Fig. 2(b) shows a comparison of the expressivity of SH-VQE versus VQE through a numerical experiment on a 12-qubit system. In the VQE setting, we run a random LUC at different depths and calculate $\Delta_{t}$ to characterize the $t$ -design. In the SH-VQE setting, we implement both the real Schrödinger circuits $U$ and the virtual Heisenberg circuits $T$ which are pure Clifford consisting of 500 random gates from $\{\mathrm{H},\mathrm{S},\mathrm{CNOT}\}$ . The key observation for both cases is the critical depths when the $\Delta_{t}$ measure increases to and saturates at around 0. It is evident that the $\Delta_{t}$ curves for SH-VQE rise much more rapidly than that for VQE for all $t$ values from 3 to 12. The rising curve for SH-VQE quickly hits the saturation point at a Schrödinger circuit depth of $\sim 2$ , while the VQE curve arrives at a much deep depth of $\sim 36$ . This indicates that SH-VQE can effectively reduce the gate depth by more than one order of magnitude to achieve the same level of expressivity.

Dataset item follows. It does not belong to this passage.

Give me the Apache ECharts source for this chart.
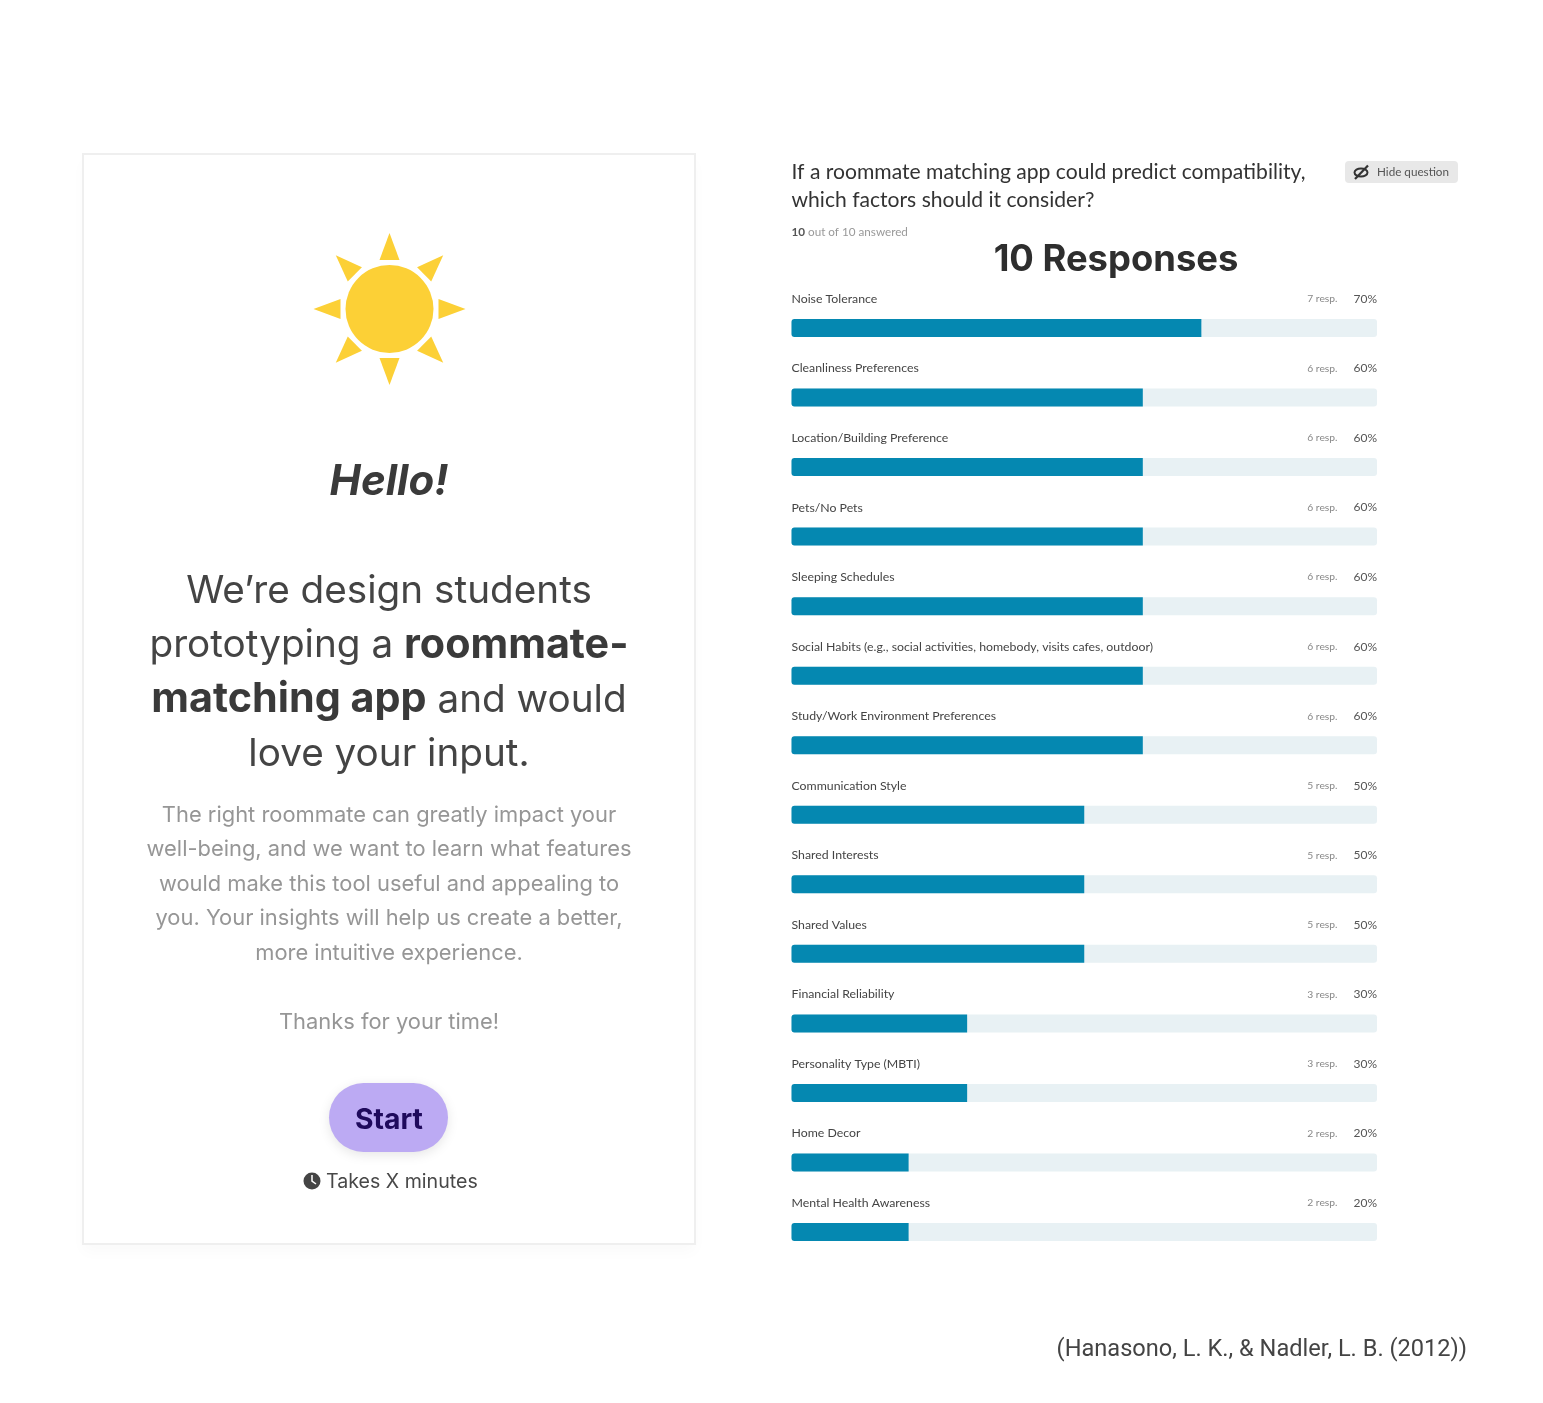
<!DOCTYPE html>
<html><head><meta charset="utf-8">
<style>html,body{margin:0;padding:0;background:#fff}#c{width:1543px;height:1403px}</style>
<script src="https://cdn.jsdelivr.net/npm/echarts@6/dist/echarts.min.js"></script>
</head><body><div id="c"></div>
<script>
const categories = ["Noise Tolerance","Cleanliness Preferences","Location/Building Preference","Pets/No Pets","Sleeping Schedules","Social Habits (e.g., social activities, homebody, visits cafes, outdoor)","Study/Work Environment Preferences","Communication Style","Shared Interests","Shared Values","Financial Reliability","Personality Type (MBTI)","Home Decor","Mental Health Awareness"];
const responses = [7,6,6,6,6,6,6,5,5,5,3,3,2,2];
const percents = [70,60,60,60,60,60,60,50,50,50,30,30,20,20];
const totalTrack = categories.map(() => 100);
const introLines = ["We’re design students","prototyping a {b|roommate-}","{b|matching app} and would","love your input."];
const bodyLines = ["The right roommate can greatly impact your","well-being, and we want to learn what features","would make this tool useful and appealing to","you. Your insights will help us create a better,","more intuitive experience."];

const INTER = 'Inter', SANS = 'Lato';
const chart = echarts.init(document.getElementById('c'), null, {width:1543, height:1403});
const g = [];
function text(x,y,t,size,color,o){ o=o||{};
  g.push({type:'text',x:x,y:y,z:10,style:{text:t,fontFamily:o.font||INTER,fontSize:size,fontWeight:o.weight||400,fontStyle:o.style||'normal',fill:color,align:o.align||'center',verticalAlign:'middle',rich:o.rich}});
}
g.push({type:'rect',shape:{x:83,y:154,width:612,height:1090},z:1,style:{fill:'#fff',stroke:'#efefef',lineWidth:2,shadowBlur:14,shadowColor:'rgba(0,0,0,0.025)',shadowOffsetY:8}});
const cx=389.5, cy=309, sunColor='#fcd036';
g.push({type:'circle',shape:{cx:cx,cy:cy,r:44},z:5,style:{fill:sunColor}});
for(let i=0;i<8;i++){ const a=i*Math.PI/4, ux=Math.cos(a), uy=Math.sin(a);
  g.push({type:'polygon',z:5,shape:{points:[[cx+76*ux,cy+76*uy],[cx+49*ux-10*uy,cy+49*uy+10*ux],[cx+49*ux+10*uy,cy+49*uy-10*ux]]},style:{fill:sunColor}});
}
text(389,482,'Hello!',42,'#3a3a3a',{weight:700,style:'italic'});
introLines.forEach((l,i)=>text(389,591+i*54.5,l,38.7,'#444',{rich:{b:{fontFamily:INTER,fontSize:41.3,fontWeight:700,fill:'#3a3a3a'}}}));
bodyLines.forEach((l,i)=>text(389,815+i*34.5,l,21.9,'#969696'));
text(389,1022,'Thanks for your time!',21.9,'#969696');
g.push({type:'rect',shape:{x:329,y:1083,width:119,height:69,r:34.5},z:5,style:{fill:'#bcaaf3',shadowBlur:12,shadowColor:'rgba(0,0,0,0.10)',shadowOffsetY:3}});
text(389,1120.5,'Start',28.3,'#1f0a5c',{weight:700});
g.push({type:'circle',shape:{cx:312,cy:1181,r:8.5},z:5,style:{fill:'#444'}});
g.push({type:'polyline',shape:{points:[[312,1175],[312,1181],[316,1184]]},z:6,style:{fill:'none',stroke:'#fff',lineWidth:1.5}});
text(326,1182,'Takes X minutes',19.6,'#484848',{align:'left'});
text(791.5,172,'If a roommate matching app could predict compatibility,',21.1,'#333',{font:SANS,align:'left'});
text(791.5,200,'which factors should it consider?',21.1,'#333',{font:SANS,align:'left'});
g.push({type:'rect',shape:{x:1345,y:161,width:113,height:22,r:4},z:5,style:{fill:'#e8e8e8'}});
g.push({type:'ellipse',shape:{cx:1361,cy:172.5,rx:6.5,ry:4},z:6,style:{fill:'none',stroke:'#333',lineWidth:2}});
g.push({type:'line',shape:{x1:1355,y1:179,x2:1368,y2:165.5},z:6,style:{stroke:'#333',lineWidth:2.2}});
text(1377,172.5,'Hide question',11.7,'#555',{font:SANS,align:'left'});
text(791.5,232,'{b|10} out of 10 answered',11.7,'#999',{font:SANS,align:'left',rich:{b:{fontFamily:SANS,fontSize:11.7,fontWeight:700,fill:'#555'}}});
text(1116,260.5,'10 Responses',36.4,'#2e2e2e',{weight:700});
text(1467,1350.5,'(Hanasono, L. K., & Nadler, L. B. (2012))',23.6,'#444',{align:'right',font:'Roboto'});

const lbl = {fontFamily:SANS,fontSize:12.3,verticalAlign:'middle'};
chart.setOption({
  animation:false,
  backgroundColor:'#fff',
  grid:{left:791.5,width:585.5,top:293.2,height:973.6,containLabel:false},
  xAxis:{type:'value',min:0,max:100,show:false},
  yAxis:{type:'category',data:categories,inverse:true,show:false},
  graphic:{elements:g},
  series:[
    {name:'Track',type:'bar',data:totalTrack,barWidth:18,barGap:'-100%',silent:true,
     itemStyle:{color:'#e8f1f4',borderRadius:3},
     label:{show:true,position:[0,-20],formatter:p=>p.name,color:'#444',...lbl}},
    {name:'Share',type:'bar',data:percents,barWidth:18,barGap:'-100%',
     itemStyle:{color:'#0588b1',borderRadius:[3,0,0,3]}},
    {name:'Responses',type:'bar',data:totalTrack,barWidth:18,barGap:'-100%',silent:true,
     itemStyle:{color:'rgba(0,0,0,0)'},
     label:{show:true,position:[546,-20],align:'right',formatter:p=>responses[p.dataIndex]+' resp.',color:'#888',...lbl,fontSize:10.3}},
    {name:'Percent',type:'bar',data:totalTrack,barWidth:18,barGap:'-100%',silent:true,
     itemStyle:{color:'rgba(0,0,0,0)'},
     label:{show:true,position:[585.5,-20],align:'right',formatter:p=>percents[p.dataIndex]+'%',color:'#555',...lbl,fontSize:12}}
  ]
});
</script></body></html>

For a higher number of qubits, we expect an even more dramatic advantage, which can be inferred from a qubit-size dependent test of depth reduction as shown in Fig. D.3. The above results indicate that we can use current NISQ hardware to effectively run deep quantum circuits while maintaining high fidelity. Particularly, based on a two-qubit gate fidelity of $99.5\%$ , the SH-VQE can allow us to run, for instance, a 12-qubit 4-depth quantum circuit with an output fidelity of $90\%$ , which would otherwise demand a two-qubit gate fidelity of $99.95\%$ (currently unrealistic) and depth of 40 in conventional VQE (Fig. D.2). Note that shallow LUCs or Clifford circuits alone can only generate small design orders, but a combination of them can achieve high expressivity.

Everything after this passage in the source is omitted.